Lokoy – Never missed you like i do now (single from forthcoming debut album)



For those who haven’t come across him before, Lokoy is Lasse Lokøy, bass guitarist in ‘pop-punk’ band Sløtface. I’m sure he knows all about the pitfalls of the Norwegian letter ø. Sløtface used to be called Slutface of course until public antipathy towards that moniker prompted the band to change the name but not the pronunciation. ø is pronounced ‘uh’. And the uppercase Ø is ‘uuugh’. Here endeth your first lesson in Norwegian.


Lokoy has featured in NMR before (November 2018) and I’ve reviewed him a few times personally. On one occasion I said that he should concentrate on being a bass guitarist in a band but to be fair most of his songs haven’t been too bad, just that one.


He’s a busy lad, outside of the Sløtface whirl. He’s already released numerous solo singles and an EP in his build up to a first full length album which is scheduled for early next year. Moreover he’s had a collection of collaborations, some of them on that EP, with girl in red, Jimi Somewhere, Safario and dePresno. The PR paints him as ‘bassist, singer, songwriter, producer, polymath and party-starter.’  As long as he isn’t a fire starter. Someone else did that.


I’m not sure just where all this leaves Sløtface but doubtless he knows exactly what he is doing.


‘never missed you like i do now’ (the lower case is deliberate) was co-written with fellow Norwegian Axident who has worked with Dua Lipa, MØ, and Justin Bieber). It’s no ‘accident’ that it became a heartbreak duet, being written during a long tour with Sløtface, during which equipment was stolen out of their van and (like other singles he’s released, I’m certain of it) aimed at least at his girlfriend in absentia (“Ever since you left I’ve been taking these long showers / haven’t really slept in 40 hours”) but also his parents, who are the actual object of the song’s title.


The track is bass heavy as you might expect and it rolls along at quite a pace and partly in a sort of rap-lite style. That bass line is catchy, too, it sounds like the one in Martha and the Muffins’ classic ‘Echo Beach’. In case anyone thinks Lasse is a boy soprano or that he is wearing trousers that are too tight around the crotch, the opening words and reprises are sung by ‘Chloe’, who I suspect may be his girlfriend, and as he says she puts a different interpretation on the title line; one which he wanted to be deciphered in different ways anyway so he was pleased with that outcome.

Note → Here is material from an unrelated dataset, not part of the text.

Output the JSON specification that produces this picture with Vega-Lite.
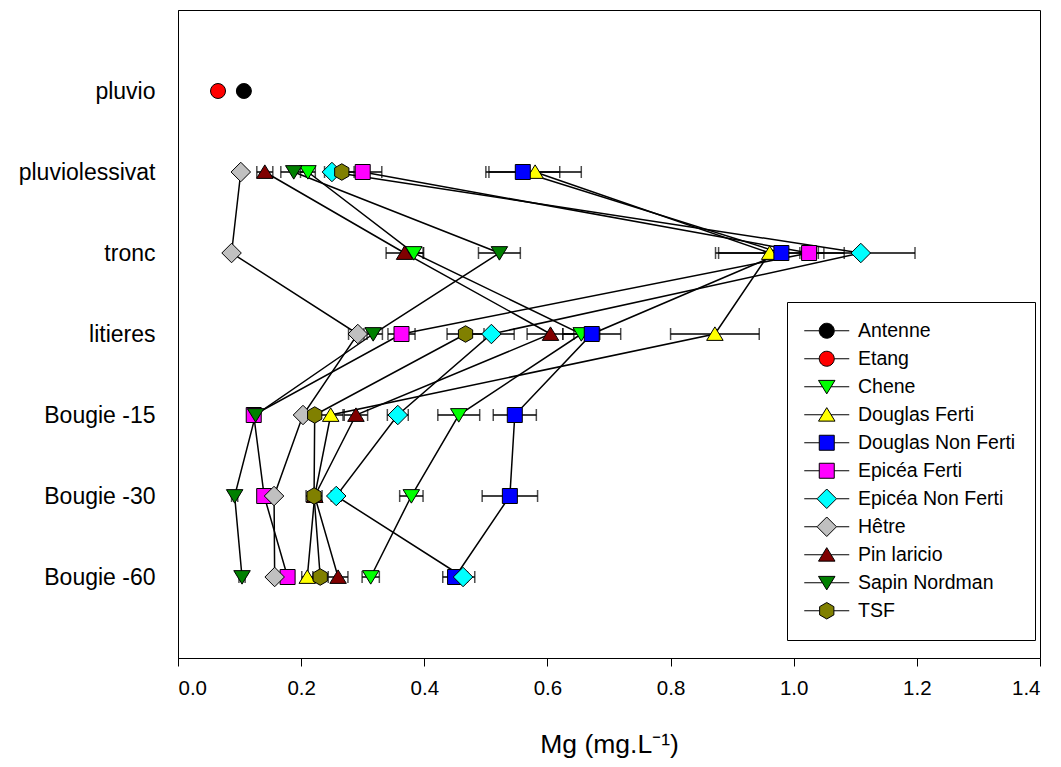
{
  "$schema": "https://vega.github.io/schema/vega-lite/v6.json",
  "width": 862,
  "height": 648,
  "autosize": {"type": "none"},
  "padding": {"left": 178, "top": 10, "right": 21, "bottom": 109},
  "background": "white",
  "config": {
    "font": "Liberation Sans",
    "view": {"stroke": "black", "strokeWidth": 1},
    "axis": {"domainColor": "black", "tickColor": "black", "labelColor": "black", "titleColor": "black", "grid": false, "labelFont": "Liberation Sans", "titleFont": "Liberation Sans"},
    "legend": {
      "orient": "none", "legendX": 609, "legendY": 292, "padding": 19,
      "strokeColor": "black", "strokeWidth": 1, "fillColor": "white",
      "symbolSize": 225, "symbolOffset": 11, "labelOffset": 21.5, "gridAlign": "all",
      "labelFontSize": 19.5, "labelFont": "Liberation Sans", "labelColor": "black",
      "rowPadding": 4, "symbolOpacity": 1, "symbolStrokeColor": "black", "symbolStrokeWidth": 1
    }
  },
  "data": {"values": [
    {"series": "Antenne", "site": "pluvio", "idx": 1, "mg": 0.107, "err": 0},
    {"series": "Etang", "site": "pluvio", "idx": 1, "mg": 0.065, "err": 0},
    {"series": "Chene", "site": "pluviolessivat", "idx": 2, "mg": 0.211, "err": 0.012},
    {"series": "Chene", "site": "tronc", "idx": 3, "mg": 0.383, "err": 0.016},
    {"series": "Chene", "site": "litieres", "idx": 4, "mg": 0.655, "err": 0.03},
    {"series": "Chene", "site": "Bougie -15", "idx": 5, "mg": 0.456, "err": 0.034},
    {"series": "Chene", "site": "Bougie -30", "idx": 6, "mg": 0.379, "err": 0.019},
    {"series": "Chene", "site": "Bougie -60", "idx": 7, "mg": 0.313, "err": 0.014},
    {"series": "Douglas Ferti", "site": "pluviolessivat", "idx": 2, "mg": 0.58, "err": 0.075},
    {"series": "Douglas Ferti", "site": "tronc", "idx": 3, "mg": 0.961, "err": 0.088},
    {"series": "Douglas Ferti", "site": "litieres", "idx": 4, "mg": 0.872, "err": 0.072},
    {"series": "Douglas Ferti", "site": "Bougie -15", "idx": 5, "mg": 0.248, "err": 0.02},
    {"series": "Douglas Ferti", "site": "Bougie -30", "idx": 6, "mg": 0.222, "err": 0.005},
    {"series": "Douglas Ferti", "site": "Bougie -60", "idx": 7, "mg": 0.21, "err": 0.009},
    {"series": "Douglas Non Ferti", "site": "pluviolessivat", "idx": 2, "mg": 0.56, "err": 0.06},
    {"series": "Douglas Non Ferti", "site": "tronc", "idx": 3, "mg": 0.98, "err": 0.102},
    {"series": "Douglas Non Ferti", "site": "litieres", "idx": 4, "mg": 0.672, "err": 0.047},
    {"series": "Douglas Non Ferti", "site": "Bougie -15", "idx": 5, "mg": 0.547, "err": 0.035},
    {"series": "Douglas Non Ferti", "site": "Bougie -30", "idx": 6, "mg": 0.539, "err": 0.045},
    {"series": "Douglas Non Ferti", "site": "Bougie -60", "idx": 7, "mg": 0.45, "err": 0.02},
    {"series": "Epicéa Ferti", "site": "pluviolessivat", "idx": 2, "mg": 0.3, "err": 0.031},
    {"series": "Epicéa Ferti", "site": "tronc", "idx": 3, "mg": 1.025, "err": 0.015},
    {"series": "Epicéa Ferti", "site": "litieres", "idx": 4, "mg": 0.363, "err": 0.022},
    {"series": "Epicéa Ferti", "site": "Bougie -15", "idx": 5, "mg": 0.123, "err": 0.005},
    {"series": "Epicéa Ferti", "site": "Bougie -30", "idx": 6, "mg": 0.14, "err": 0.005},
    {"series": "Epicéa Ferti", "site": "Bougie -60", "idx": 7, "mg": 0.178, "err": 0.005},
    {"series": "Epicéa Non Ferti", "site": "pluviolessivat", "idx": 2, "mg": 0.25, "err": 0.012},
    {"series": "Epicéa Non Ferti", "site": "tronc", "idx": 3, "mg": 1.109, "err": 0.088},
    {"series": "Epicéa Non Ferti", "site": "litieres", "idx": 4, "mg": 0.509, "err": 0.037},
    {"series": "Epicéa Non Ferti", "site": "Bougie -15", "idx": 5, "mg": 0.357, "err": 0.017},
    {"series": "Epicéa Non Ferti", "site": "Bougie -30", "idx": 6, "mg": 0.257, "err": 0.008},
    {"series": "Epicéa Non Ferti", "site": "Bougie -60", "idx": 7, "mg": 0.463, "err": 0.019},
    {"series": "Hêtre", "site": "pluviolessivat", "idx": 2, "mg": 0.102, "err": 0.005},
    {"series": "Hêtre", "site": "tronc", "idx": 3, "mg": 0.087, "err": 0.005},
    {"series": "Hêtre", "site": "litieres", "idx": 4, "mg": 0.292, "err": 0.015},
    {"series": "Hêtre", "site": "Bougie -15", "idx": 5, "mg": 0.203, "err": 0.005},
    {"series": "Hêtre", "site": "Bougie -30", "idx": 6, "mg": 0.156, "err": 0.005},
    {"series": "Hêtre", "site": "Bougie -60", "idx": 7, "mg": 0.157, "err": 0.005},
    {"series": "Pin laricio", "site": "pluviolessivat", "idx": 2, "mg": 0.141, "err": 0.013},
    {"series": "Pin laricio", "site": "tronc", "idx": 3, "mg": 0.368, "err": 0.03},
    {"series": "Pin laricio", "site": "litieres", "idx": 4, "mg": 0.605, "err": 0.038},
    {"series": "Pin laricio", "site": "Bougie -15", "idx": 5, "mg": 0.289, "err": 0.019},
    {"series": "Pin laricio", "site": "Bougie -30", "idx": 6, "mg": 0.222, "err": 0.005},
    {"series": "Pin laricio", "site": "Bougie -60", "idx": 7, "mg": 0.26, "err": 0.016},
    {"series": "Sapin Nordman", "site": "pluviolessivat", "idx": 2, "mg": 0.188, "err": 0.021},
    {"series": "Sapin Nordman", "site": "tronc", "idx": 3, "mg": 0.522, "err": 0.034},
    {"series": "Sapin Nordman", "site": "litieres", "idx": 4, "mg": 0.317, "err": 0.015},
    {"series": "Sapin Nordman", "site": "Bougie -15", "idx": 5, "mg": 0.126, "err": 0.005},
    {"series": "Sapin Nordman", "site": "Bougie -30", "idx": 6, "mg": 0.092, "err": 0.005},
    {"series": "Sapin Nordman", "site": "Bougie -60", "idx": 7, "mg": 0.104, "err": 0.005},
    {"series": "TSF", "site": "pluviolessivat", "idx": 2, "mg": 0.266, "err": 0.02},
    {"series": "TSF", "site": "tronc", "idx": 3, "mg": null, "err": null},
    {"series": "TSF", "site": "litieres", "idx": 4, "mg": 0.467, "err": 0.03},
    {"series": "TSF", "site": "Bougie -15", "idx": 5, "mg": 0.222, "err": 0.005},
    {"series": "TSF", "site": "Bougie -30", "idx": 6, "mg": 0.221, "err": 0.013},
    {"series": "TSF", "site": "Bougie -60", "idx": 7, "mg": 0.231, "err": 0.005}
  ]},
  "encoding": {
    "x": {"field": "mg", "type": "quantitative",
      "scale": {"domain": [0, 1.4], "nice": false, "zero": false},
      "axis": {"values": [0, 0.2, 0.4, 0.6, 0.8, 1.0, 1.2, 1.4], "format": ".1f", "tickSize": 8, "labelFontSize": 20.5, "labelPadding": 12, "title": "Mg (mg.L⁻¹)", "titleFontSize": 26.5, "titleFontWeight": "normal", "titlePadding": 33}},
    "y": {"field": "site", "type": "ordinal",
      "scale": {"type": "point", "padding": 1, "domain": ["pluvio", "pluviolessivat", "tronc", "litieres", "Bougie -15", "Bougie -30", "Bougie -60"]},
      "axis": {"title": null, "ticks": false, "tickSize": 0, "labelPadding": 23, "labelFontSize": 23}}
  },
  "layer": [
    {
      "mark": {"type": "point", "filled": true, "opacity": 0, "stroke": "black", "strokeWidth": 1, "size": 225},
      "encoding": {
        "color": {"field": "series", "type": "nominal",
          "legend": {"title": null, "encode": {"symbols": {"update": {"stroke": {"value": "black"}, "strokeWidth": {"value": 1}, "opacity": {"value": 1}}}}},
          "scale": {"domain": ["Antenne", "Etang", "Chene", "Douglas Ferti", "Douglas Non Ferti", "Epicéa Ferti", "Epicéa Non Ferti", "Hêtre", "Pin laricio", "Sapin Nordman", "TSF"],
            "range": ["#000000", "#FF0000", "#00FF00", "#FFFF00", "#0000FF", "#FF00FF", "#00FFFF", "#C0C0C0", "#800000", "#008000", "#808000"]}},
        "shape": {"field": "series", "type": "nominal",
          "legend": {"title": null, "encode": {"symbols": {"update": {"stroke": {"value": "black"}, "strokeWidth": {"value": 1}, "opacity": {"value": 1}}}}},
          "scale": {"domain": ["Antenne", "Etang", "Chene", "Douglas Ferti", "Douglas Non Ferti", "Epicéa Ferti", "Epicéa Non Ferti", "Hêtre", "Pin laricio", "Sapin Nordman", "TSF"],
            "range": [
              "M-3,0L-1,0M1,0L3,0M1,0A1,1,0,1,1,-1,0A1,1,0,1,1,1,0Z",
              "M-3,0L-1,0M1,0L3,0M1,0A1,1,0,1,1,-1,0A1,1,0,1,1,1,0Z",
              "M-3,0L-0.58,0M0.58,0L3,0M-1.1,-0.85L1.1,-0.85L0,0.95Z",
              "M-3,0L-0.58,0M0.58,0L3,0M0,-0.95L1.1,0.85L-1.1,0.85Z",
              "M-3,0L-1,0M1,0L3,0M-1,-1L1,-1L1,1L-1,1Z",
              "M-3,0L-1,0M1,0L3,0M-1,-1L1,-1L1,1L-1,1Z",
              "M-3,0L-1.3,0M1.3,0L3,0M0,-1.3L1.3,0L0,1.3L-1.3,0Z",
              "M-3,0L-1.3,0M1.3,0L3,0M0,-1.3L1.3,0L0,1.3L-1.3,0Z",
              "M-3,0L-0.58,0M0.58,0L3,0M0,-0.95L1.1,0.85L-1.1,0.85Z",
              "M-3,0L-0.58,0M0.58,0L3,0M-1.1,-0.85L1.1,-0.85L0,0.95Z",
              "M-3,0L-0.95,0M0.95,0L3,0M0,-1.1L0.95,-0.55L0.95,0.55L0,1.1L-0.95,0.55L-0.95,-0.55Z"
            ]}}
      }
    },
    {
      "mark": {"type": "line", "color": "black", "strokeWidth": 1.5, "invalid": "break-paths-filter-domains"},
      "encoding": {"detail": {"field": "series"}, "order": {"field": "idx", "type": "quantitative"}}
    },
    {
      "transform": [{"filter": "datum.err > 0"}],
      "mark": {"type": "errorbar", "color": "black", "ticks": {"size": 12, "thickness": 1.5}, "rule": {"strokeWidth": 1.5}},
      "encoding": {"xError": {"field": "err"}}
    },
    {
      "mark": {"type": "point", "filled": true, "opacity": 1, "stroke": "black", "strokeWidth": 1, "size": 225},
      "encoding": {
        "color": {"field": "series", "type": "nominal", "legend": null,
          "scale": {"domain": ["Antenne", "Etang", "Chene", "Douglas Ferti", "Douglas Non Ferti", "Epicéa Ferti", "Epicéa Non Ferti", "Hêtre", "Pin laricio", "Sapin Nordman", "TSF"],
            "range": ["#000000", "#FF0000", "#00FF00", "#FFFF00", "#0000FF", "#FF00FF", "#00FFFF", "#C0C0C0", "#800000", "#008000", "#808000"]}},
        "shape": {"field": "series", "type": "nominal", "legend": null,
          "scale": {"domain": ["Antenne", "Etang", "Chene", "Douglas Ferti", "Douglas Non Ferti", "Epicéa Ferti", "Epicéa Non Ferti", "Hêtre", "Pin laricio", "Sapin Nordman", "TSF"],
            "range": ["circle", "circle", "M-1.1,-0.85L1.1,-0.85L0,0.95Z", "M0,-0.95L1.1,0.85L-1.1,0.85Z", "square", "square", "M0,-1.3L1.3,0L0,1.3L-1.3,0Z", "M0,-1.3L1.3,0L0,1.3L-1.3,0Z", "M0,-0.95L1.1,0.85L-1.1,0.85Z", "M-1.1,-0.85L1.1,-0.85L0,0.95Z", "M0,-1.1L0.95,-0.55L0.95,0.55L0,1.1L-0.95,0.55L-0.95,-0.55Z"]}}
      }
    }
  ],
  "resolve": {"scale": {"color": "independent", "shape": "independent"}}
}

Just towards the end the vocals stop and there seems to be an increase in instrumentation for the last 20 seconds. Unfortunately it soon peters out because I reckon that is the best part of the song (with no disrespect intended to Chloe) and could have gone on for a while longer, extending what is only a two minute fifty second track.

So what’s the verdict? I’m sticking with my previous analysis about him playing bass in a punk band because (a) he’s a top bass player and (b) Sløtface is a top band. But as it’s clear he’s determined to pursue this alternative path, good luck to him. This isn’t bad at all. He hasn’t quite got there yet but he’s heading in the right direction for sure.